日産 ブルーバードシルフィは上質さを極めて“上級セダン”という枠を再定義したモデル【愛すべき日本の珍車と珍技術】

美しく上質なデザインで女性ユーザーにアピールした2代目

 素材や仕立てにこだわりを持つユーザーをはじめ、環境問題に意識の高い層、そして過度なサイズや機能を求めず、自身のライフスタイルに寄り添うクルマを求めるユーザーにとって最適な選択肢となりうる存在となったが、その狙いは2005年に登場した2代目にも継承される。

 ティアナ、ティーダに続く日産モダンリビングコンセプト第3弾として登場した2代目ブルーバードシルフィは、初代以上に「美しさ」「快適性」「環境性能」という3つの要素を高い次元で調和させた1台として注目を集めた。確かな存在感を放ちながら乗る人に寄り添い、日々の生活を豊かに彩る、そんな“大人のためのセダン”としての完成度を実感させた。

 コンセプトは「もてなしと気配りのラグジュアリーミディアムサルーン」。その語感が示すとおり、2代目はクラスを超えた質感と、女性ユーザーを主軸に据えた心地よさの演出に重きが置かれている。

 まず目を引くのは、内外装ともに貫かれた「S-motion」デザインだ。滑らかな曲線と張りのある面構成が織り成すフォルムは、見る角度によって豊かな表情を見せる。特にサイドビューにおける面の緊張感と光の映り込みは、上級セダンにも通じる華やかさを感じさせる要素と言えるだろう。

 車内は運転席側の包まれ感と助手席側の開放感を巧みに共存させたS字ラインが施され、機能と美が融合した空間が広がる。フロントシートは「シェル・シェイプ」と名付けられた構造を採用。2枚貝のように滑らかなフォルムで、視覚的にも触感的にもエレガンスを体現している。

 後席の足もとスペースは、国産上級セダンにも匹敵する余裕が確保されている。足を組んで座ってもゆったりとした広さが感じられるのは、コンパクトセダンとしては異例と言える。加えて、大型でソファのようなシート、肌触りのいい内装材のチョイスなど、乗員への配慮が徹底されている。

 パワートレインにはMR20DEエンジン+エクストロニックCVTを搭載。1.8Lクラスの燃費性能と、街乗り域におけるレスポンスの良さを両立。加速フィールはスムーズかつ伸びやかで、日常的な使用シーンにおいてストレスの少ない乗り味が得られる。全車が「平成17年基準排出ガス75%低減(SU-LEV)」をクリアし、エコカー減税の対象にもなっている点は、実用車としての完成度の高さを示すひとつの証左となっていた。

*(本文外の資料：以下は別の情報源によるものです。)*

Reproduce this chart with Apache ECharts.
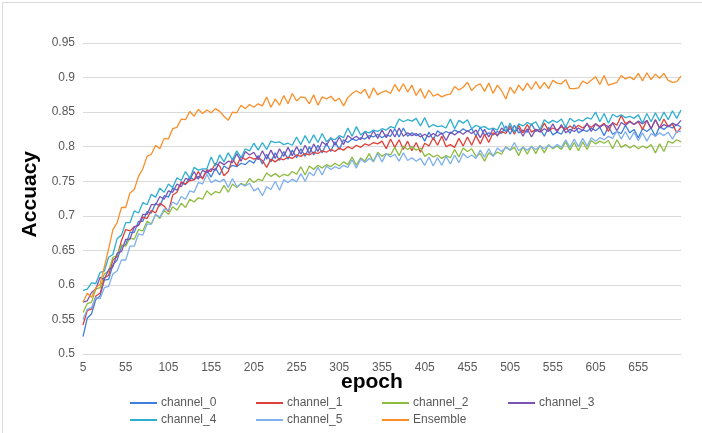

2005年に登場した2代目モデルでは“日常の上質な演出”という視点から、スタイルをより緻密に構築した
2005年に登場した2代目モデルでは“日常の上質な演出”という視点から、スタイルをより緻密に構築した

 ブルーバードシルフィは、コンパクトセダンとして“誰にでも扱いやすい”ことをおざなりにせず、操作性や装備の充実をしっかりと図ったうえで、ドライバーの行動や心理まで読み取った設計思想を貫いていた。

 内外装の作りには、目に見える豪華さだけでなく、五感で感じる快適性を、空間・空気・振動・操作感といった複数の軸で統合的に構築することで、それまでとは違う上質なセダン像を表現した。

 スペック主義ではなく、使う人の生活に溶け込むことを前提とした「技術のあり方」を体現したことが、ユーザーが無意識に「気持ちいい」と感じる体験を提供することに繋がったと言える。